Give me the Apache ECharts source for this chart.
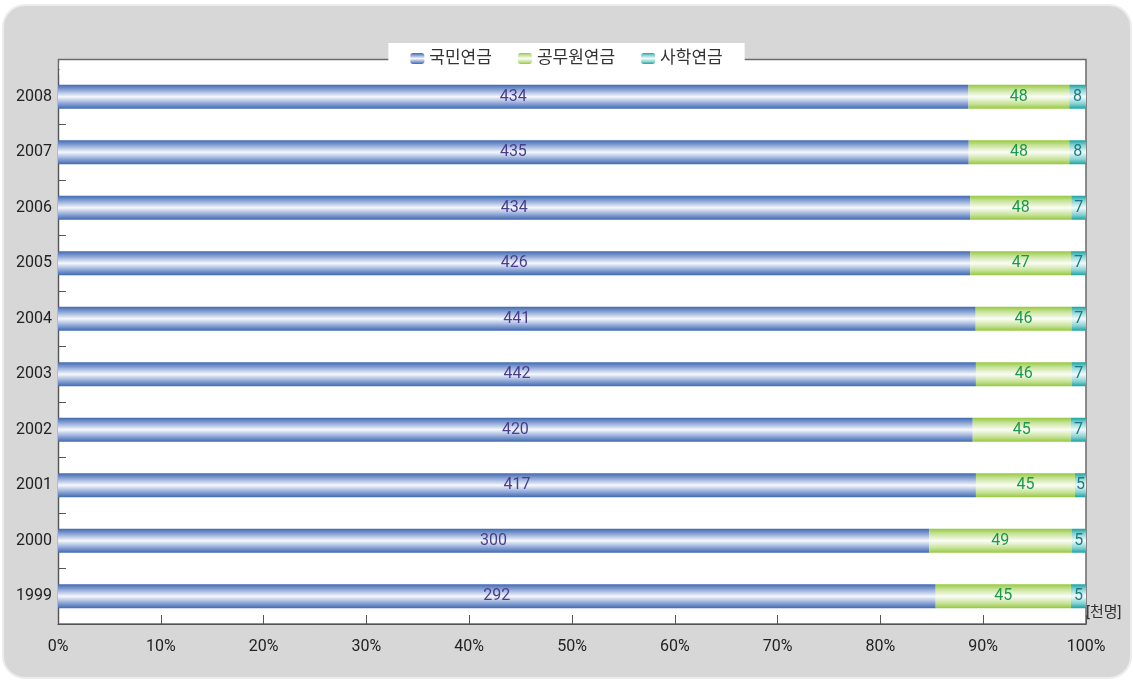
<!DOCTYPE html>
<html><head><meta charset="utf-8">
<script src="https://cdn.jsdelivr.net/npm/echarts@6/dist/echarts.min.js"></script>
<style>html,body{margin:0;padding:0;background:#fff}#c{width:1133px;height:681px}</style>
</head><body><div id="c"></div>
<script>
const years = ['1999','2000','2001','2002','2003','2004','2005','2006','2007','2008'];
const nationalPension = [292,300,417,420,442,441,426,434,435,434];
const civilServantPension = [45,49,45,45,46,46,47,48,48,48];
const teacherPension = [5,5,5,7,7,7,7,7,8,8];
const seriesNames = ['국민연금','공무원연금','사학연금'];
const xTicks = ['0%','10%','20%','30%','40%','50%','60%','70%','80%','90%','100%'];

const raw = [nationalPension, civilServantPension, teacherPension];
const totals = years.map((_, i) => raw.reduce((s, a) => s + a[i], 0));
const pct = raw.map(a => a.map((v, i) => v / totals[i] * 100));

function grad(edge, mid, mid2) {
  return new echarts.graphic.LinearGradient(0, 0, 0, 1, [
    {offset: 0, color: edge}, {offset: 0.2, color: mid2},
    {offset: 0.5, color: mid}, {offset: 0.8, color: mid2}, {offset: 1, color: edge}
  ]);
}
const fills = [
  grad('#4169b0', '#f6f8fd', '#86a0d3'),
  grad('#95c83f', '#fbfdf6', '#c6e296'),
  grad('#18a3a3', '#f2fbfb', '#84d1d1')
];
const labelColors = ['#4a3d8c', '#1b9a4b', '#1a7c86'];
const font = 'Roboto, "Noto Sans CJK KR", sans-serif';

const chart = echarts.init(document.getElementById('c'));
chart.setOption({
  animation: false,
  textStyle: {fontFamily: font},
  graphic: [
    {type: 'rect', z: -10, silent: true, shape: {x: 3, y: 5, width: 1128, height: 673, r: 22},
     style: {fill: '#d7d7d7', stroke: '#ececec', lineWidth: 2}},
    {type: 'rect', z: -5, silent: true, shape: {x: 58.5, y: 59.5, width: 1027.5, height: 564.5},
     style: {fill: '#fff', stroke: '#6a6a6a', lineWidth: 1.5}},
    {type: 'rect', z: 1000, silent: true, shape: {x: 59.5, y: 63, width: 14, height: 12},
     style: {fill: '#fff'}},
    {type: 'text', left: 1086, top: 606, z: 10,
     style: {text: '[천명]', fontSize: 15, fill: '#333', fontFamily: font}}
  ],
  legend: {
    top: 43, left: 'center',
    backgroundColor: '#fff',
    padding: [7, 22, 8, 22],
    itemWidth: 14, itemHeight: 11, itemGap: 26,
    textStyle: {fontSize: 17, color: '#333', fontFamily: font, lineHeight: 15},
    data: seriesNames
  },
  grid: {left: 58, right: 47, top: 69, bottom: 57},
  xAxis: {
    type: 'value', min: 0, max: 100, interval: 10,
    axisLine: {show: true, lineStyle: {color: '#555'}},
    axisTick: {show: true, inside: true, length: 9, lineStyle: {color: '#555'}},
    splitLine: {show: false},
    axisLabel: {margin: 15, fontSize: 16, color: '#222',
      formatter: (v) => xTicks[Math.round(v / 10)]}
  },
  yAxis: {
    type: 'category', data: years,
    axisLine: {show: true, lineStyle: {color: '#555'}},
    axisTick: {show: true, inside: true, length: 8, lineStyle: {color: '#555'}},
    axisLabel: {fontSize: 16, color: '#222', margin: 6}
  },
  series: seriesNames.map((name, k) => ({
    name, type: 'bar', stack: 'total', barWidth: 24,
    data: pct[k],
    itemStyle: {color: fills[k]},
    label: {show: true, position: 'inside', fontSize: 16, color: labelColors[k],
      fontFamily: font, formatter: (p) => raw[k][p.dataIndex]}
  }))
});
</script></body></html>
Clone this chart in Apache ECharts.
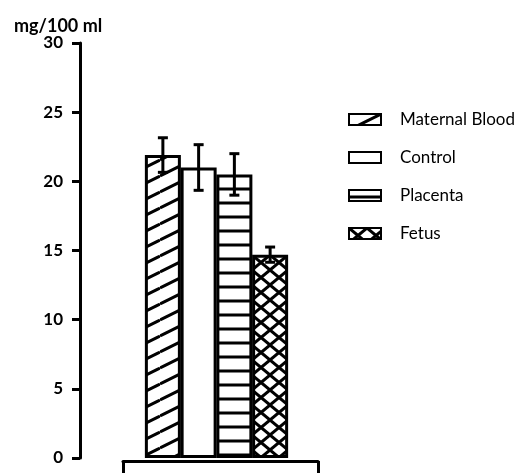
<!DOCTYPE html>
<html>
<head>
<meta charset="utf-8">
<script src="https://cdn.jsdelivr.net/npm/echarts@6/dist/echarts.min.js"></script>
<style>
html, body { margin: 0; padding: 0; background: #fff; }
#chart { width: 519px; height: 474px; }
</style>
</head>
<body>
<div id="chart"></div>
<script type="text/javascript">
// values
var categories = ['Maternal Blood', 'Control', 'Placenta', 'Fetus'];
var means = [21.9, 21.0, 20.5, 14.7];
var errors = [1.25, 1.65, 1.5, 0.55];
var yMin = 0, yMax = 30, yStep = 5;

// hatch fills
function makeTile(w, h, draw) {
	var c = document.createElement('canvas');
	c.width = w; c.height = h;
	var ctx = c.getContext('2d');
	ctx.fillStyle = '#fff';
	ctx.fillRect(0, 0, w, h);
	ctx.strokeStyle = '#000';
	ctx.fillStyle = '#000';
	draw(ctx, w, h);
	return { image: c, repeat: 'repeat' };
}
function line(ctx, x1, y1, x2, y2, lw) {
	ctx.lineWidth = lw;
	ctx.beginPath(); ctx.moveTo(x1, y1); ctx.lineTo(x2, y2); ctx.stroke();
}
var fills = [
	makeTile(32, 16, function (ctx, w, h) {
		for (var k = -1; k <= 1; k++) line(ctx, 0, h + k * h, w, k * h, 3);
	}),
	'#fff',
	makeTile(4, 14, function (ctx, w, h) {
		ctx.fillRect(0, 5.5, w, 3);
	}),
	makeTile(18, 15, function (ctx, w, h) {
		for (var dx = -w; dx <= w; dx += w) {
			line(ctx, dx, 0, dx + w, h, 3);
			line(ctx, dx, h, dx + w, 0, 3);
		}
	})
];

var series = [];
categories.forEach(function (name, i) {
	var d = categories.map(function (c, j) { return j === i ? means[i] : '-'; });
	series.push({
		name: name,
		type: 'bar',
		data: d,
		barWidth: 36,
		barGap: '-100%',
		itemStyle: { color: fills[i], borderColor: '#000', borderWidth: 3 },
		emphasis: { disabled: true }
	});
});
series.push({
	type: 'custom',
	data: categories.map(function (c, i) { return [i, means[i] - errors[i], means[i] + errors[i]]; }),
	encode: { x: 0, y: [1, 2] },
	z: 5,
	renderItem: function (params, api) {
		var i = api.value(0);
		var lo = api.coord([i, api.value(1)]);
		var hi = api.coord([i, api.value(2)]);
		var st = { stroke: '#000', lineWidth: 3 };
		return {
			type: 'group',
			children: [
				{ type: 'line', shape: { x1: hi[0], y1: hi[1], x2: lo[0], y2: lo[1] }, style: st },
				{ type: 'line', shape: { x1: hi[0] - 5, y1: hi[1], x2: hi[0] + 5, y2: hi[1] }, style: st },
				{ type: 'line', shape: { x1: lo[0] - 5, y1: lo[1], x2: lo[0] + 5, y2: lo[1] }, style: st }
			]
		};
	}
});

var chart = echarts.init(document.getElementById('chart'));
chart.setOption({
	backgroundColor: '#fff',
	animation: false,
	title: {
		text: 'mg/100 ml', left: 9, top: 12,
		textStyle: { fontFamily: 'Lato', fontSize: 18, fontWeight: 'bold', color: '#000' }
	},
	legend: {
		data: categories,
		icon: 'rect',
		orient: 'vertical',
		left: 343, top: 106,
		itemWidth: 32, itemHeight: 11,
		itemGap: 21,
		selectedMode: false,
		textStyle: { fontFamily: 'Lato', fontSize: 17, color: '#000', padding: [0, 0, 0, 14] }
	},
	grid: [
		{ left: 145, width: 143, top: 43, bottom: 16 },
		{ left: 123, width: 195, top: 460, height: 1 }
	],
	xAxis: [
		{ type: 'category', data: categories, gridIndex: 0, show: false },
		{
			type: 'value', gridIndex: 1, min: 0, max: 1, interval: 1,
			splitLine: { show: false },
			axisLine: { show: true, lineStyle: { color: '#000', width: 3 } },
			axisTick: { show: true, length: 12, lineStyle: { color: '#000', width: 3 } },
			axisLabel: { show: false }
		}
	],
	yAxis: [
		{
			type: 'value', gridIndex: 0, min: yMin, max: yMax, interval: yStep,
			offset: 65,
			splitLine: { show: false },
			axisLine: { show: true, lineStyle: { color: '#000', width: 3 } },
			axisTick: { show: true, length: 8, lineStyle: { color: '#000', width: 3 } },
			axisLabel: { margin: 17, fontFamily: 'Lato', fontSize: 17, fontWeight: 'bold', color: '#000' }
		},
		{ type: 'value', gridIndex: 1, show: false }
	],
	series: series
});
</script>
</body>
</html>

§ **Stated exercise**
Nothing but the lines from the one containing "Clone this chart in Apache ECharts." through the one containing "var yMin = 0, yMax = 30, yStep = 5;" should be written out, exactly and with both ends. Pictures are left out.

§ **Task response**
Clone this chart in Apache ECharts.
<!DOCTYPE html>
<html>
<head>
<meta charset="utf-8">
<script src="https://cdn.jsdelivr.net/npm/echarts@6/dist/echarts.min.js"></script>
<style>
html, body { margin: 0; padding: 0; background: #fff; }
#chart { width: 519px; height: 474px; }
</style>
</head>
<body>
<div id="chart"></div>
<script type="text/javascript">
// values
var categories = ['Maternal Blood', 'Control', 'Placenta', 'Fetus'];
var means = [21.9, 21.0, 20.5, 14.7];
var errors = [1.25, 1.65, 1.5, 0.55];
var yMin = 0, yMax = 30, yStep = 5;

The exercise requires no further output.